= Required task =
Using the entries that follow, collect the lines where the word "this" appears.

= Data shown =
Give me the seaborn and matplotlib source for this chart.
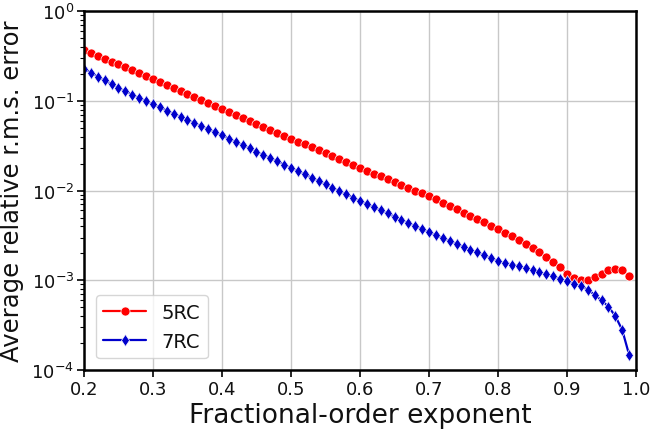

==

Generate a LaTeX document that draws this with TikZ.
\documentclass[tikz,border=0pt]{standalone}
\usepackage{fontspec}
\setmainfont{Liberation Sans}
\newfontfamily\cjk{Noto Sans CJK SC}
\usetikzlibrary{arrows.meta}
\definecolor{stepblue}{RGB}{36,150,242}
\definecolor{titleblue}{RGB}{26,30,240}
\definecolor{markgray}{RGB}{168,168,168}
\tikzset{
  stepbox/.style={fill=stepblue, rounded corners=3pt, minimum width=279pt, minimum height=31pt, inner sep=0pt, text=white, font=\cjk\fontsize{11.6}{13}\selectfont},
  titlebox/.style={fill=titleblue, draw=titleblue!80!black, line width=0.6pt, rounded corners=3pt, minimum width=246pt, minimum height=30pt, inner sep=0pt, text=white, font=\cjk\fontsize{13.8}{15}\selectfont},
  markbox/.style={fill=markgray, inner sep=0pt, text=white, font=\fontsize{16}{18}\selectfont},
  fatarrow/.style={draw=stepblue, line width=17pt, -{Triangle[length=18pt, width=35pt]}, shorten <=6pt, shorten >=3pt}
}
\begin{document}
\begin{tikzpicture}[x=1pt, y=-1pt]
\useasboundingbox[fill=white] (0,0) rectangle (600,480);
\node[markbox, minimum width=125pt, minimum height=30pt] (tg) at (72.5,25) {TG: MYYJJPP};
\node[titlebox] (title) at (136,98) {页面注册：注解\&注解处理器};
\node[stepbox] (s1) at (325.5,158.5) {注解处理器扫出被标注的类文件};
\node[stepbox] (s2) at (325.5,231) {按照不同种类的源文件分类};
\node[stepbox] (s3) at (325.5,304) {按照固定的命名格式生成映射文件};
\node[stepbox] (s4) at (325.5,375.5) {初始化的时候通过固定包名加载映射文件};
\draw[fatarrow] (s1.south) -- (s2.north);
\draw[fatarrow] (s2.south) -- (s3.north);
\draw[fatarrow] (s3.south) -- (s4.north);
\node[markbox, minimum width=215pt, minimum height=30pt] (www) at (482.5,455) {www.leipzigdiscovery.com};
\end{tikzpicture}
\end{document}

--

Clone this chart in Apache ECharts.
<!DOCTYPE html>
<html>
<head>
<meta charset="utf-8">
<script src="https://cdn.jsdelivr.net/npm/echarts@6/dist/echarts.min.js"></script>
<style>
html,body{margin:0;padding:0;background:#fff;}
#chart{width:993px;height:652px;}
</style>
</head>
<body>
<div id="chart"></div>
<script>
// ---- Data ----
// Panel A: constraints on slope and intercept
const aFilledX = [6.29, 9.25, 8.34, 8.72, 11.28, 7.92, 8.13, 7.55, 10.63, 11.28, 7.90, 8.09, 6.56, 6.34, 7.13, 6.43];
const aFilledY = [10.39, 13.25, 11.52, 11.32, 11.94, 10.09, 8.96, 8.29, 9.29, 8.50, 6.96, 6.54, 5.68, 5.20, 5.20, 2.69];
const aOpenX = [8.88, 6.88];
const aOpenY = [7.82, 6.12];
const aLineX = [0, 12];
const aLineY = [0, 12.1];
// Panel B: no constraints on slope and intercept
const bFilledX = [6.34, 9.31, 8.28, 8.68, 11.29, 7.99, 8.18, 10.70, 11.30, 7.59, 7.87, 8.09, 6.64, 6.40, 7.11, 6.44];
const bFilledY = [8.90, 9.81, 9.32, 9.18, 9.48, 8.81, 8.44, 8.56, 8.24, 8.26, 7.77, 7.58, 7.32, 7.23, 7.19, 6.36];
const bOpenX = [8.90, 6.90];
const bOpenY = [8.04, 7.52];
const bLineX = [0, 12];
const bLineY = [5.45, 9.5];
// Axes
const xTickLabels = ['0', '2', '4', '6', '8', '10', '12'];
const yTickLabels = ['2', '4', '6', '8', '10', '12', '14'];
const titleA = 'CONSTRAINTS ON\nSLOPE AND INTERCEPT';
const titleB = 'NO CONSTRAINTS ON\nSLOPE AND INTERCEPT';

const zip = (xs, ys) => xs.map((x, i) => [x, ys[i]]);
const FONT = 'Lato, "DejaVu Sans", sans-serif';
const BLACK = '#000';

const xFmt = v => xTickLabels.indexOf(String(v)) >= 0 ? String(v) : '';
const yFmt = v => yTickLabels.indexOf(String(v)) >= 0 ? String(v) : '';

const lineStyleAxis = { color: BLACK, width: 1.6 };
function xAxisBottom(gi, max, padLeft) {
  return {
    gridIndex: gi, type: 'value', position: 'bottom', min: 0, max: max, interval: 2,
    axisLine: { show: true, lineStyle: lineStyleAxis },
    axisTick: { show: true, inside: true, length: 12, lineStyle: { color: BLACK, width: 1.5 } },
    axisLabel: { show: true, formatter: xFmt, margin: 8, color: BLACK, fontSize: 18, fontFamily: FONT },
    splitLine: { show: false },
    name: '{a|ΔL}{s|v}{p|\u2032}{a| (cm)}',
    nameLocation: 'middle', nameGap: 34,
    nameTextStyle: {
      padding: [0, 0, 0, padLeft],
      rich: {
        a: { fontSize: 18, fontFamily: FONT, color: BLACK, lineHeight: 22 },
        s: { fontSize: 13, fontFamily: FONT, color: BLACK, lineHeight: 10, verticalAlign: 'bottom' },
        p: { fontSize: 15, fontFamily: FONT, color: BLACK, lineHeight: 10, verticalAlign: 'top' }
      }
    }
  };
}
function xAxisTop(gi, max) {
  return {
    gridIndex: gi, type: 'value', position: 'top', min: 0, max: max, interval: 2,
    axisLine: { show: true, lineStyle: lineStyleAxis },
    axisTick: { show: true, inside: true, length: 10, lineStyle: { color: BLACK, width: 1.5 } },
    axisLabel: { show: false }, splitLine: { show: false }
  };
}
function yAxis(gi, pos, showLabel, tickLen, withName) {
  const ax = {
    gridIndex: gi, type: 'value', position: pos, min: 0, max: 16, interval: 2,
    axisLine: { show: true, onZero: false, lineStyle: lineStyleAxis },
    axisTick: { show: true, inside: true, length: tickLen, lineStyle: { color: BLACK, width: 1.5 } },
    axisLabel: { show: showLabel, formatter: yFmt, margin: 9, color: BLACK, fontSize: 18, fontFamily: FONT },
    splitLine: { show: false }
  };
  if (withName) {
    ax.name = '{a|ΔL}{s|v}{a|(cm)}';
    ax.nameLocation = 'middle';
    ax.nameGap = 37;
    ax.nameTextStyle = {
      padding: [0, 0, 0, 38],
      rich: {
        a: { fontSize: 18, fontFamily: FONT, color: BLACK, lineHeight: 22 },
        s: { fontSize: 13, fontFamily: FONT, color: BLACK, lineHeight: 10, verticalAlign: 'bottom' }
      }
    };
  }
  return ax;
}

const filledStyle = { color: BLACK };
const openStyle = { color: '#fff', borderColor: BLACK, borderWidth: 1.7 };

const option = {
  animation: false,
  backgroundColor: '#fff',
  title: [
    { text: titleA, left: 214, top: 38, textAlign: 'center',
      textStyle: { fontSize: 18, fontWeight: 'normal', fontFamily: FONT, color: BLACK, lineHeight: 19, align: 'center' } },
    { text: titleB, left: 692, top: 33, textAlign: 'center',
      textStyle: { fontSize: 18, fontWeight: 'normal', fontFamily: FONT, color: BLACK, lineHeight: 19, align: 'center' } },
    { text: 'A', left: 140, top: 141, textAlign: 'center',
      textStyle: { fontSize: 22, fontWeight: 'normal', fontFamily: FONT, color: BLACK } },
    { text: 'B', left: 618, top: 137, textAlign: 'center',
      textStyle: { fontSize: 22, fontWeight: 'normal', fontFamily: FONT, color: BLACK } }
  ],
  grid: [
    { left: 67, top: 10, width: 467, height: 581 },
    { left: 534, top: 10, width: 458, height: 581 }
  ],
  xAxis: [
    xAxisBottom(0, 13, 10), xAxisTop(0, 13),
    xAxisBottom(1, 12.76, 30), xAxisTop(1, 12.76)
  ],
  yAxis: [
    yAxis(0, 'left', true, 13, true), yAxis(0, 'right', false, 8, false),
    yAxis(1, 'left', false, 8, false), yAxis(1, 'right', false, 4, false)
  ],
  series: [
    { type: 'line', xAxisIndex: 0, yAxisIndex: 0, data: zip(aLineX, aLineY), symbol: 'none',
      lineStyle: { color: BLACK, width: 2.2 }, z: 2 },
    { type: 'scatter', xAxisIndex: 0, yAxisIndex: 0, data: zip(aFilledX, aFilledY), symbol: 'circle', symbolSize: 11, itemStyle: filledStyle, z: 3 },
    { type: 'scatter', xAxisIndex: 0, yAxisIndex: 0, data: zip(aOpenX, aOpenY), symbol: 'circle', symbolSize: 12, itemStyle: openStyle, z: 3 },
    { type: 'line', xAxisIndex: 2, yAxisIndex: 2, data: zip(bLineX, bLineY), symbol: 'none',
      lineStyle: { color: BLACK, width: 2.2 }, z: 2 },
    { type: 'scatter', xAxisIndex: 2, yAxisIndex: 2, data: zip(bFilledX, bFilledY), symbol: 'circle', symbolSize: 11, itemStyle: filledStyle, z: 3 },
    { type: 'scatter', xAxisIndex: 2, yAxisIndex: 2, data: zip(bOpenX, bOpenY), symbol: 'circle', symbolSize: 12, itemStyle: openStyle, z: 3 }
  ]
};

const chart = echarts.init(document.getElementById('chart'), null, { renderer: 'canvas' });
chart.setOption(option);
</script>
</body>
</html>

= Complete answer =
Give me the seaborn and matplotlib source for this chart.
Generate a LaTeX document that draws this with TikZ.
Clone this chart in Apache ECharts.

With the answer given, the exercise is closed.